- _Stated goal_:
Images are not part of the copy; write out the rest of the data exactly as given.

- _Source excerpt_:
##########
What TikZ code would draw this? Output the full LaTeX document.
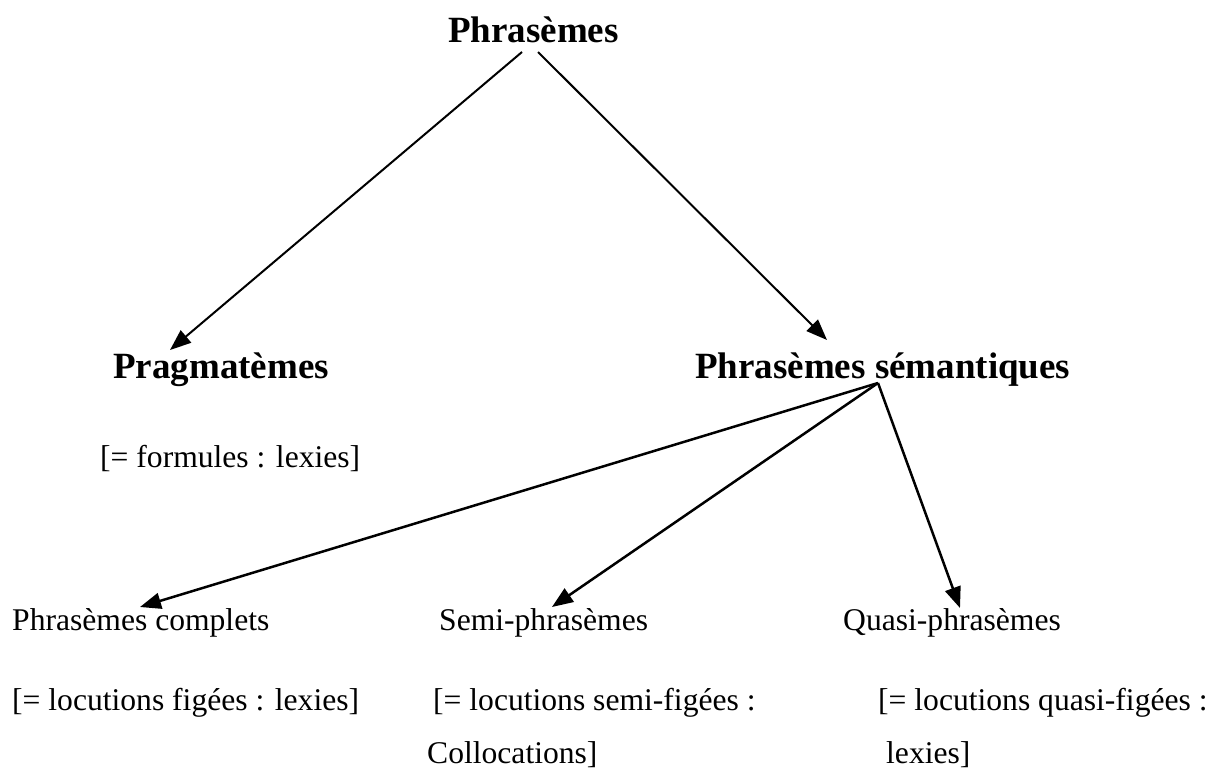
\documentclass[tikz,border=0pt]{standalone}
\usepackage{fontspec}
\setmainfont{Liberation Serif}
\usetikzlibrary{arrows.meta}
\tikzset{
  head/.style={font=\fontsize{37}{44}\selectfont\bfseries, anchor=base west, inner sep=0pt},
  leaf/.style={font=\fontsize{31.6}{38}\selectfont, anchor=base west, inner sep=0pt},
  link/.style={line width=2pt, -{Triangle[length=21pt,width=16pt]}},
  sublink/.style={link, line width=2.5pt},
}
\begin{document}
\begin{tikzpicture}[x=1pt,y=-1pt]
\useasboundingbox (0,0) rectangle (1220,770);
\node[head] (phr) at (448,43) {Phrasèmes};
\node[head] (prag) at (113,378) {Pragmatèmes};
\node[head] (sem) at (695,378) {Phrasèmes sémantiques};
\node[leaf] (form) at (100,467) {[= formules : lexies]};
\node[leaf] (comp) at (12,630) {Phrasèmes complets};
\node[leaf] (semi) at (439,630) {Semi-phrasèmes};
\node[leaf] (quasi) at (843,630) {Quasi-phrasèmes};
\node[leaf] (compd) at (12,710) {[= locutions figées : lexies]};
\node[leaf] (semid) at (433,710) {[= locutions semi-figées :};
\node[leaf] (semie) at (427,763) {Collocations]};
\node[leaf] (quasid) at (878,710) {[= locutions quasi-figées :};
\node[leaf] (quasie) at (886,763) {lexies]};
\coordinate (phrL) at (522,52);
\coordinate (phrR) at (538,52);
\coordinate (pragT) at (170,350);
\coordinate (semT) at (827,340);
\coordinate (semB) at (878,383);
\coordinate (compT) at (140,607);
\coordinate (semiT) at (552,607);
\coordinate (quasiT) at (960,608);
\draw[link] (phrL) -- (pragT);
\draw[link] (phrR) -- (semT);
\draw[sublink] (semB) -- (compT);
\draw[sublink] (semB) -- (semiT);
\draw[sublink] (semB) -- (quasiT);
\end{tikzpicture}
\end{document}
##########
- _Output for this exercise_:
What TikZ code would draw this? Output the full LaTeX document.
\documentclass[tikz,border=0pt]{standalone}
\usepackage{fontspec}
\setmainfont{Liberation Serif}
\usetikzlibrary{arrows.meta}
\tikzset{
  head/.style={font=\fontsize{37}{44}\selectfont\bfseries, anchor=base west, inner sep=0pt},
  leaf/.style={font=\fontsize{31.6}{38}\selectfont, anchor=base west, inner sep=0pt},
  link/.style={line width=2pt, -{Triangle[length=21pt,width=16pt]}},
  sublink/.style={link, line width=2.5pt},
}
\begin{document}
\begin{tikzpicture}[x=1pt,y=-1pt]
\useasboundingbox (0,0) rectangle (1220,770);
\node[head] (phr) at (448,43) {Phrasèmes};
\node[head] (prag) at (113,378) {Pragmatèmes};
\node[head] (sem) at (695,378) {Phrasèmes sémantiques};
\node[leaf] (form) at (100,467) {[= formules : lexies]};
\node[leaf] (comp) at (12,630) {Phrasèmes complets};
\node[leaf] (semi) at (439,630) {Semi-phrasèmes};
\node[leaf] (quasi) at (843,630) {Quasi-phrasèmes};
\node[leaf] (compd) at (12,710) {[= locutions figées : lexies]};
\node[leaf] (semid) at (433,710) {[= locutions semi-figées :};
\node[leaf] (semie) at (427,763) {Collocations]};
\node[leaf] (quasid) at (878,710) {[= locutions quasi-figées :};
\node[leaf] (quasie) at (886,763) {lexies]};
\coordinate (phrL) at (522,52);
\coordinate (phrR) at (538,52);
\coordinate (pragT) at (170,350);
\coordinate (semT) at (827,340);
\coordinate (semB) at (878,383);
\coordinate (compT) at (140,607);
\coordinate (semiT) at (552,607);
\coordinate (quasiT) at (960,608);
\draw[link] (phrL) -- (pragT);
\draw[link] (phrR) -- (semT);
\draw[sublink] (semB) -- (compT);
\draw[sublink] (semB) -- (semiT);
\draw[sublink] (semB) -- (quasiT);
\end{tikzpicture}
\end{document}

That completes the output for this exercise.